YOUR INSTRUCTIONS:
Scan the following material for the string "chart" and copy each line in which it appears.

EXERCISE MATERIALS:

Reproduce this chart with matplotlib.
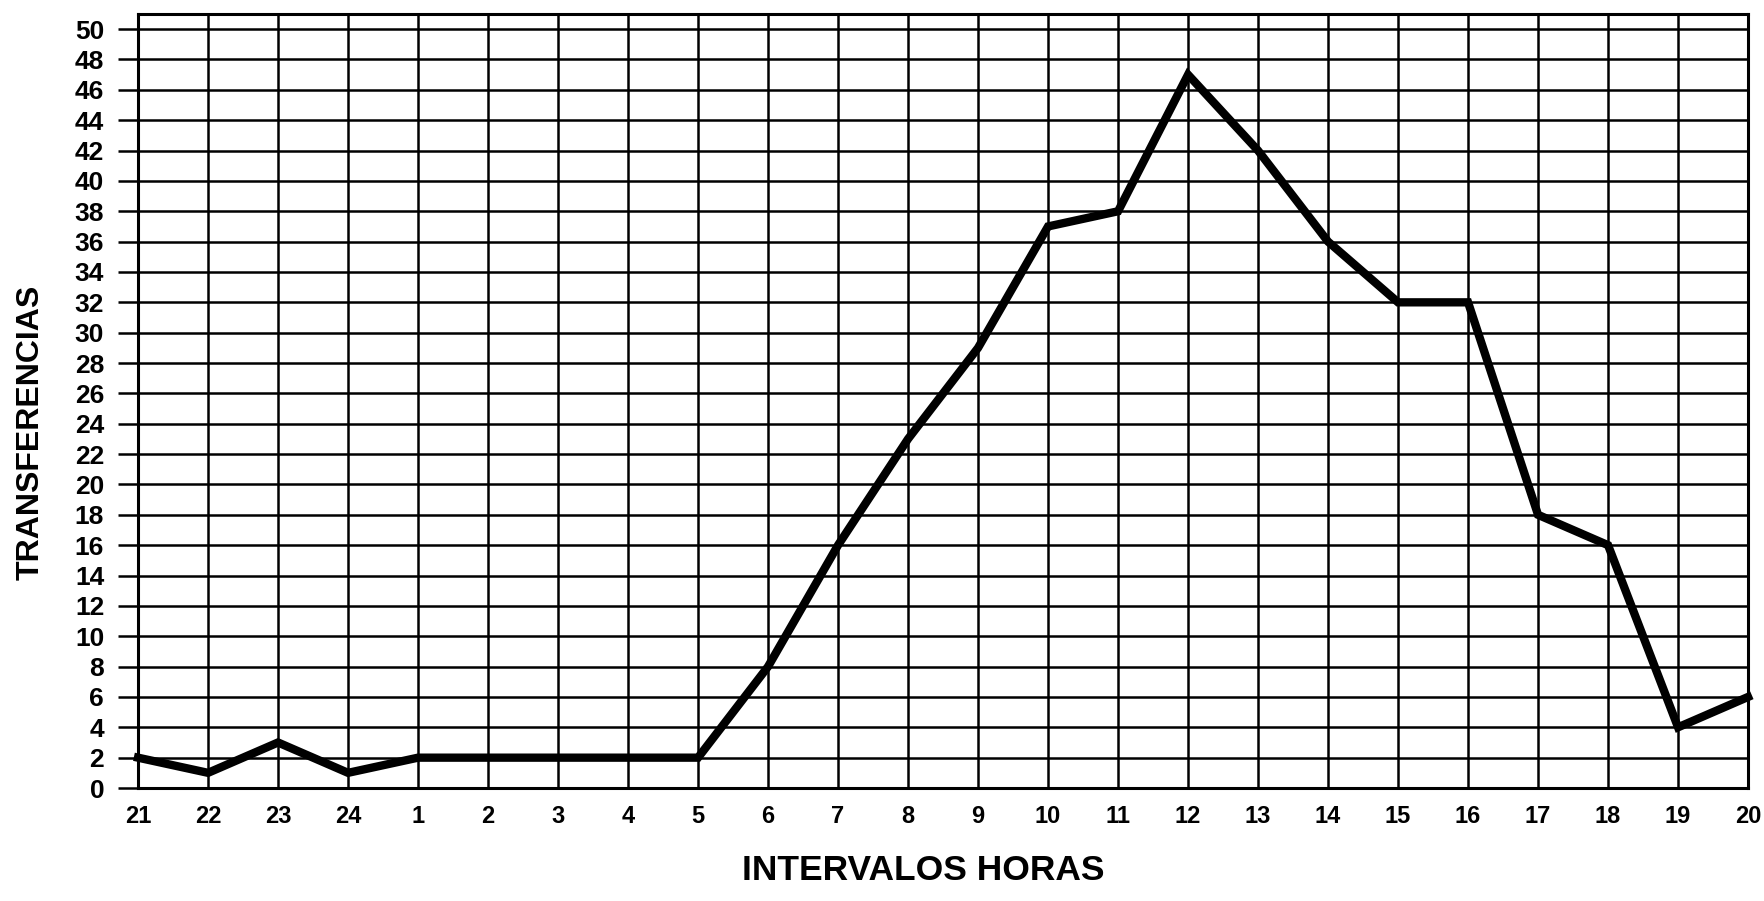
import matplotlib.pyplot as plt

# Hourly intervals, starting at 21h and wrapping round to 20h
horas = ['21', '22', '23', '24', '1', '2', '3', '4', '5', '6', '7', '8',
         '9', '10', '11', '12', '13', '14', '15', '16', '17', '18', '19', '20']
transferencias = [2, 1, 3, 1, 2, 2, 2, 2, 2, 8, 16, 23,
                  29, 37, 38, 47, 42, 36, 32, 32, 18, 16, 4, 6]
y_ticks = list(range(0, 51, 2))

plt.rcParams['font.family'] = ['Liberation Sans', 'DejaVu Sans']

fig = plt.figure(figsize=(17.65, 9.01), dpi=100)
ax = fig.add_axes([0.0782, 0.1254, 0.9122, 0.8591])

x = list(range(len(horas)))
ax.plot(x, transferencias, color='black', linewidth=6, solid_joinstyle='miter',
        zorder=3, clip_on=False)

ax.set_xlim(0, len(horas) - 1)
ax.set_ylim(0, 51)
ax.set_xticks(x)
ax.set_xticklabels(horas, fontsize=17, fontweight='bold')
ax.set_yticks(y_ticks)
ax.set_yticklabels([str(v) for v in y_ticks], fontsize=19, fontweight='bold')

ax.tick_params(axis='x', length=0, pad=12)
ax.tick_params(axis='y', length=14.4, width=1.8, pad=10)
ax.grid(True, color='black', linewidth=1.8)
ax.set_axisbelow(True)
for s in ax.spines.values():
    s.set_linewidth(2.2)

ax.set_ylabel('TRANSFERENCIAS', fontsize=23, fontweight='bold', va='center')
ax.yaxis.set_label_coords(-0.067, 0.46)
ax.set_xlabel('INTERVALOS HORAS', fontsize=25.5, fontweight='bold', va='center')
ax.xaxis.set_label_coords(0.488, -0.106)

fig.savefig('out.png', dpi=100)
--
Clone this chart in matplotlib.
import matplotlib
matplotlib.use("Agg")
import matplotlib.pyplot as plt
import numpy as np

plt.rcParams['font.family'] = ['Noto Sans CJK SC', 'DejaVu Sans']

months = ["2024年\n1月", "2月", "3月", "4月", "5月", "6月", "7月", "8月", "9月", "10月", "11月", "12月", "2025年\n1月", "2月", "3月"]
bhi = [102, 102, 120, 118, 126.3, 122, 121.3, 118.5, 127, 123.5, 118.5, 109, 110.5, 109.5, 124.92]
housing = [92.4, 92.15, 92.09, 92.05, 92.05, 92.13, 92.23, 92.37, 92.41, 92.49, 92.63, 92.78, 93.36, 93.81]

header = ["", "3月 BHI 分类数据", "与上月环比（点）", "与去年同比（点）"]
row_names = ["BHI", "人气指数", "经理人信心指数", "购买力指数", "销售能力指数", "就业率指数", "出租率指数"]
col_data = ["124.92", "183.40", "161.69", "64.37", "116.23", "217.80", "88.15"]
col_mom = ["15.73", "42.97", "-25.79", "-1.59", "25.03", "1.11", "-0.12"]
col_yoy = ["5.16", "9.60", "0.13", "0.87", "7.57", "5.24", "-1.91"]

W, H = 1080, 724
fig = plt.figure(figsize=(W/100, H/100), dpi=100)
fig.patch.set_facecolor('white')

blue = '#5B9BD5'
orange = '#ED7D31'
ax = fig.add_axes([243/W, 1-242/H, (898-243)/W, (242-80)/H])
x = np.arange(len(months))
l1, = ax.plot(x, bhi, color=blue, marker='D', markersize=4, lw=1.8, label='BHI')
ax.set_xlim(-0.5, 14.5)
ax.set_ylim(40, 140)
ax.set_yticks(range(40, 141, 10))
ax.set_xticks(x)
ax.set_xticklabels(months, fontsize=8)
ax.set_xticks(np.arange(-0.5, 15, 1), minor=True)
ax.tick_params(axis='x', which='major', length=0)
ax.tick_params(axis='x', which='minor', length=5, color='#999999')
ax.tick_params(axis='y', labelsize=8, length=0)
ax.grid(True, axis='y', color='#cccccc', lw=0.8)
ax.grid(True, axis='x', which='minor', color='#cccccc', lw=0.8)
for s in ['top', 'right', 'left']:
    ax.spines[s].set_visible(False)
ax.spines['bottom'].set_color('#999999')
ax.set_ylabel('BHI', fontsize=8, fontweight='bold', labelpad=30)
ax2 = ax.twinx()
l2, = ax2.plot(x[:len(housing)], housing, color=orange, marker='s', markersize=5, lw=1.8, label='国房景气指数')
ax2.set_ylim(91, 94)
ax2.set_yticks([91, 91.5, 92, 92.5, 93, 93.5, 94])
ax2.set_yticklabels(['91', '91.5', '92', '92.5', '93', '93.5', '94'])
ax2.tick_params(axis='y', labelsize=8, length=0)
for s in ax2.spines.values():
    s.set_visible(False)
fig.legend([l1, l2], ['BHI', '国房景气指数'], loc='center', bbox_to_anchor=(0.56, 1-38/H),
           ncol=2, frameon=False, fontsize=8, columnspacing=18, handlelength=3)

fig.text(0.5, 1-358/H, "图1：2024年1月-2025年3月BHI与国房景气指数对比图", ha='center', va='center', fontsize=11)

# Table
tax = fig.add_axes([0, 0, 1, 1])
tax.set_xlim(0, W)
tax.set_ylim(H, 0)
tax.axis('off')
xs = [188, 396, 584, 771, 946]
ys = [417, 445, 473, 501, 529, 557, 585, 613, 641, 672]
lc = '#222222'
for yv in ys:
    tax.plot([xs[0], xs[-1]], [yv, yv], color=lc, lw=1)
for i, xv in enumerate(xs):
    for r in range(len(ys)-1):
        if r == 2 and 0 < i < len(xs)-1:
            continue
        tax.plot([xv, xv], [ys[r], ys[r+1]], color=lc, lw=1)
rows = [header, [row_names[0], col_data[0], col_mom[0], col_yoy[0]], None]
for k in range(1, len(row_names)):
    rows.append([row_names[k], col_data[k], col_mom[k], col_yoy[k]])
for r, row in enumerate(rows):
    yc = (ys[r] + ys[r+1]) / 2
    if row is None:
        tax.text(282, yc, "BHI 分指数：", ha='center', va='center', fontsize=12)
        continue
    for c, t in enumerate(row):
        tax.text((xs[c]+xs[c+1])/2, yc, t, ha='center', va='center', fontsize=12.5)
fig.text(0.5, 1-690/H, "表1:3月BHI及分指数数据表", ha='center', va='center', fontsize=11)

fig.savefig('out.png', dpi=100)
---
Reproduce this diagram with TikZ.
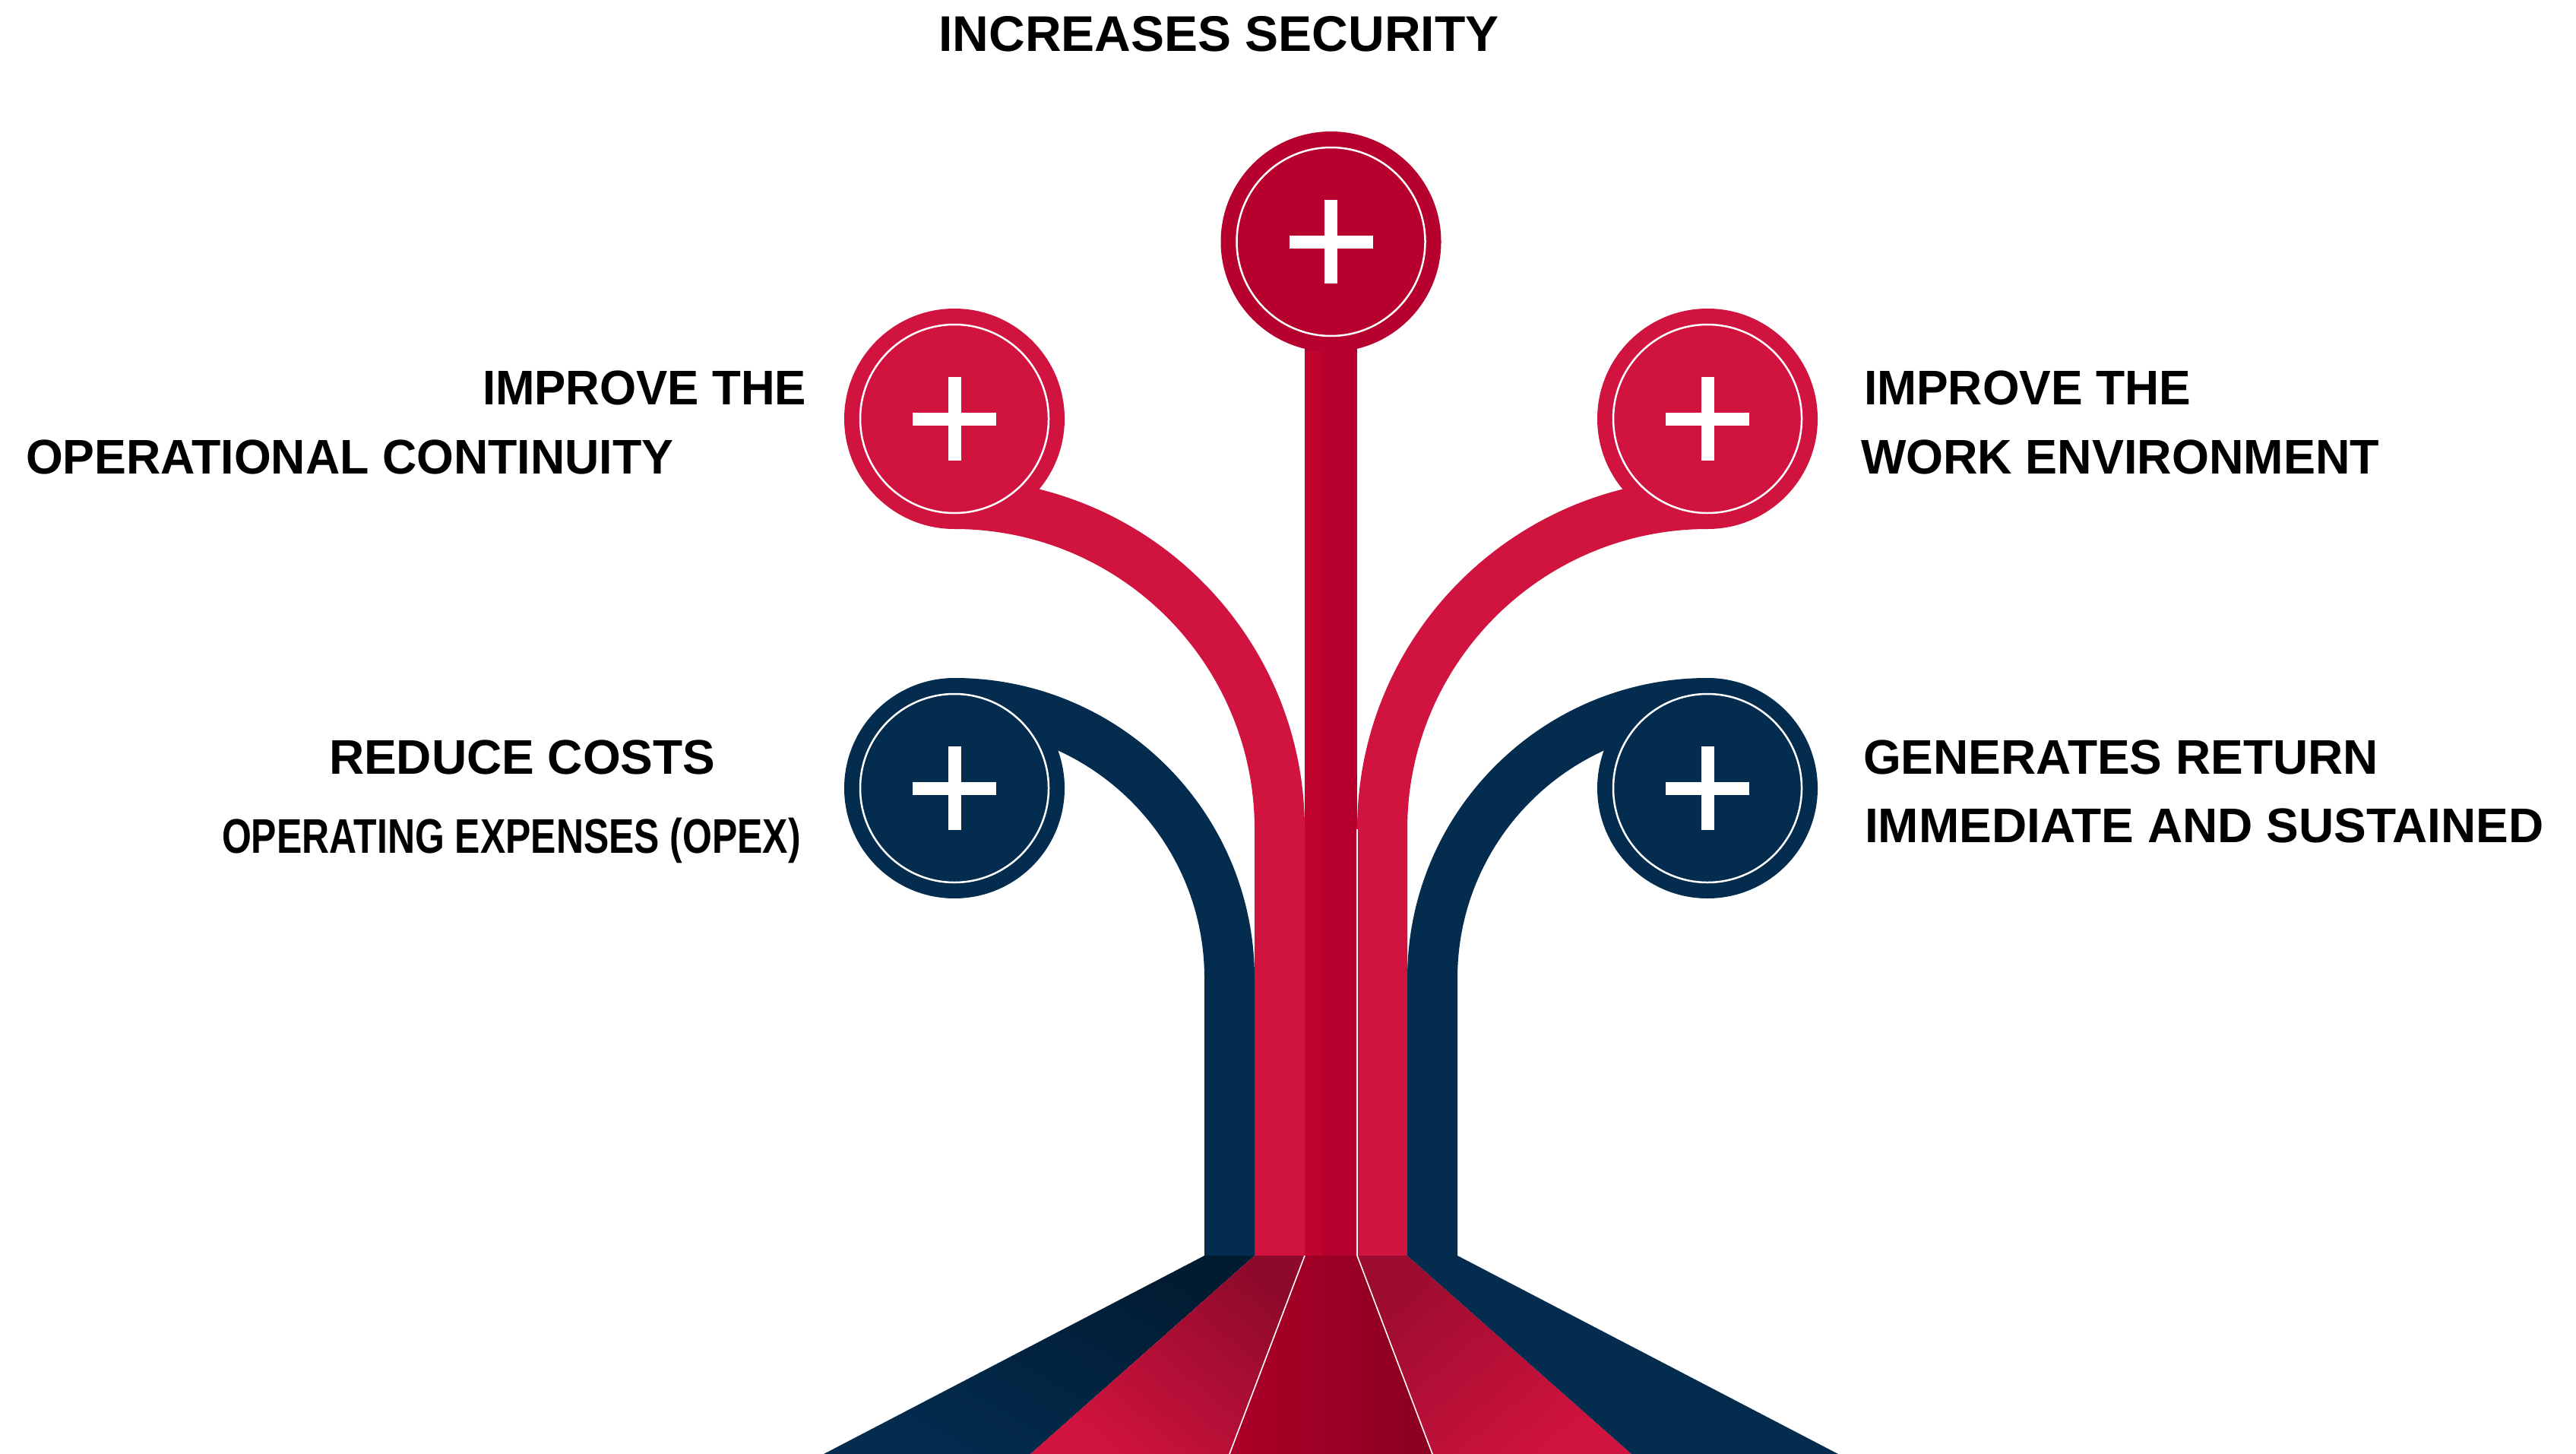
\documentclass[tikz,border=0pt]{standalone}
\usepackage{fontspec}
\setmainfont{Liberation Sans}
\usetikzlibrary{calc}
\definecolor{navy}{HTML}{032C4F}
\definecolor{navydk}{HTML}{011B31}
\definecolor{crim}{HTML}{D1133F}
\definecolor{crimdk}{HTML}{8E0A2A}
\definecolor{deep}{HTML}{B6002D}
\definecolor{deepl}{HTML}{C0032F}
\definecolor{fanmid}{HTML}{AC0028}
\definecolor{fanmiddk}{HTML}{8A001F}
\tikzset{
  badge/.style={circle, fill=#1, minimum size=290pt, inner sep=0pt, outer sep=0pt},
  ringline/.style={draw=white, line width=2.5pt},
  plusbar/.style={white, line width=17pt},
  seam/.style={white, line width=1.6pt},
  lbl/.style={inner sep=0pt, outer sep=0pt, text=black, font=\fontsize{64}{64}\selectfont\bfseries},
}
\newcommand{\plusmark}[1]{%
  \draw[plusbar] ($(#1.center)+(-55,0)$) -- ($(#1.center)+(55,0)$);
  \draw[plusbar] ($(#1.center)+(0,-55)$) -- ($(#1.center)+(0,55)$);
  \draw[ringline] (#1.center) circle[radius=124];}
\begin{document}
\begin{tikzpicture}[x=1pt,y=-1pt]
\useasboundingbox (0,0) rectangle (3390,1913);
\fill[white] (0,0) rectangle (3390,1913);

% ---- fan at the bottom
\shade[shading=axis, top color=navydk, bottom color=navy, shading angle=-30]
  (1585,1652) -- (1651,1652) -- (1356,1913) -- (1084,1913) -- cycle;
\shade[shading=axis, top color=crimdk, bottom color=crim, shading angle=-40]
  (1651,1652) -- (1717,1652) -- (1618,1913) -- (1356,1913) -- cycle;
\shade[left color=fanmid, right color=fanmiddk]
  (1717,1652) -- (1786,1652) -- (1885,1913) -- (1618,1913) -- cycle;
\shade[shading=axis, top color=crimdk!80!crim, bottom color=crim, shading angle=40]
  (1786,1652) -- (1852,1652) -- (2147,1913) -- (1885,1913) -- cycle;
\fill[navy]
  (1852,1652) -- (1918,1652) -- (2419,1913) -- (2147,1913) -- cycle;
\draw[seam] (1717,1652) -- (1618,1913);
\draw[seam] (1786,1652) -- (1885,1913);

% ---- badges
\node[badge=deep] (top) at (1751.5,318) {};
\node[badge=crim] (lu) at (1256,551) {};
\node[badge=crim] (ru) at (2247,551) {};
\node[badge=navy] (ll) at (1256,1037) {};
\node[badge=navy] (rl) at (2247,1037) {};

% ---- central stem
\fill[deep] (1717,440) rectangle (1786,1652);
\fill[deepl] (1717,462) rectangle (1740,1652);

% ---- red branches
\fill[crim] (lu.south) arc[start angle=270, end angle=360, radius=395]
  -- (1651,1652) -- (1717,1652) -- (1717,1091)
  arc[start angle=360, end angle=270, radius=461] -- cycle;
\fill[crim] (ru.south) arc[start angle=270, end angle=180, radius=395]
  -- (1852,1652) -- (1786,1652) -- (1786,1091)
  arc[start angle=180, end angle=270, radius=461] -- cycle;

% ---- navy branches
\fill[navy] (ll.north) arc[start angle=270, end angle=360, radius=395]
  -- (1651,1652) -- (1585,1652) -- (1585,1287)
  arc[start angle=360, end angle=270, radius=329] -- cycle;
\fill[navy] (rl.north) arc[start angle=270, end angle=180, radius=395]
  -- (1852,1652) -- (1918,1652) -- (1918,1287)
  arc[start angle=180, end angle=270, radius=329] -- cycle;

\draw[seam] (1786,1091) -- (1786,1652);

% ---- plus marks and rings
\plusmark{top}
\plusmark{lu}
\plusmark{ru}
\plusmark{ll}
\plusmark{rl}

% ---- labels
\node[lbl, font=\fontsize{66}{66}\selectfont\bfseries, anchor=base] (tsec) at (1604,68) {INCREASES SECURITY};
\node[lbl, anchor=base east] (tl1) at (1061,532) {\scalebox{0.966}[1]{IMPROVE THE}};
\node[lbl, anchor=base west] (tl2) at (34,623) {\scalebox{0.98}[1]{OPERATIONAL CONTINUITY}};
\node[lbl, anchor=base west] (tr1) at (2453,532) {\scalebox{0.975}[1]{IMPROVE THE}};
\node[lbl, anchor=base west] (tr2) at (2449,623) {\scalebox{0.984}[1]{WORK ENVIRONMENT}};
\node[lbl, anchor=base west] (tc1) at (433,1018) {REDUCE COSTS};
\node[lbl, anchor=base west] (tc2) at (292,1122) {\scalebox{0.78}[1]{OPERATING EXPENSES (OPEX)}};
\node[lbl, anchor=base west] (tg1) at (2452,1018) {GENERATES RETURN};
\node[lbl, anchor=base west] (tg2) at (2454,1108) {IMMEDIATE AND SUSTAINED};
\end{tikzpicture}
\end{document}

RESPONSE:
Reproduce this chart with matplotlib.
Clone this chart in matplotlib.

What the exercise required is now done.